Data: 2004-02-12 13:45:41
Temat: Re: Mieć dzieci...
Od: wa <w...@p...pl>
Pokaż wszystkie nagłówki
e...@p...onet.pl wrote:
> Należę do tych facetów, którzy otwarcie mówią, że nie chcieliby mieć
> dzieci - przynajmniej teraz i pewnie przez kilka najbliższych lat. Może
> kiedys się to zmieni - nie wiem, mam 32 lata, więc chyba nie za mało jak
> na instynkt ojcowski.
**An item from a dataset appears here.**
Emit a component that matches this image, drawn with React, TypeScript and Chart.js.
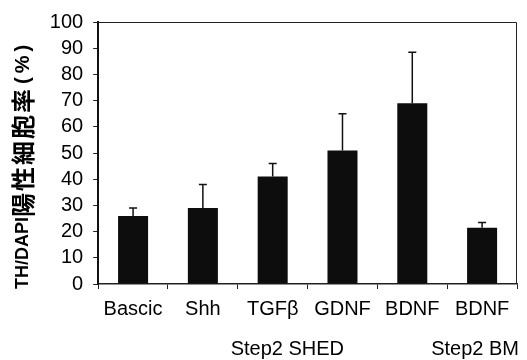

Kiedy o tym mówię na głos, spotykam się z jawną
> agresją - zwłaszcza ze strony kobiet, albo ukrytą agresją - również
> najczęściej ze strony kobiet, które w tym wypadku pobłażliwie mówią do
> mnie coś w rodzaju: "jeszcze nie dojrzałeś". Chętnie dowiem się co o tym
> myślicie. Darujcie sobie drogie panie wszystkie wyrazy współczucia itp.
> Argumenty emocjonalne raczej do mnie nie przemawiają. K
>
>
Wiesz, zastanawiam się, dlaczego niby Cię obchodzi (jeżeli żeczywiście Cię
to obchodzi), co na temat Twojej niechęci do bycia ojcem sądzą obcy Ci
ludzie, trochę takie wirtualne duchy? Po co Ci ta wiedza?
1. Jeżeli wiesz, że nie chcesz mieć dzieci, to chyba sprawa jest jasna i sam
ten fakt nie jest dla Ciebie problemem.
2. Rozumiem, że przeszkadza Ci, że jakieś, kobiety (nie napisałeś o nich nic
bliżej) zachowują się jak to określiłeś agresywnie w związku z tym w
stosunku do Ciebie. Jeżeli nie są to dla Ciebie bliskie kobiety, to co Cię
obchodzi ich zdanie i po co z nimi w ogóle o tym rozmawiasz?
No, chyba, że są to kobiety w jakiś sposób dla Ciebie ważne, to byłby
istotny szczegół i mocno zmieniałby opisaną przez Ciebie sytuację.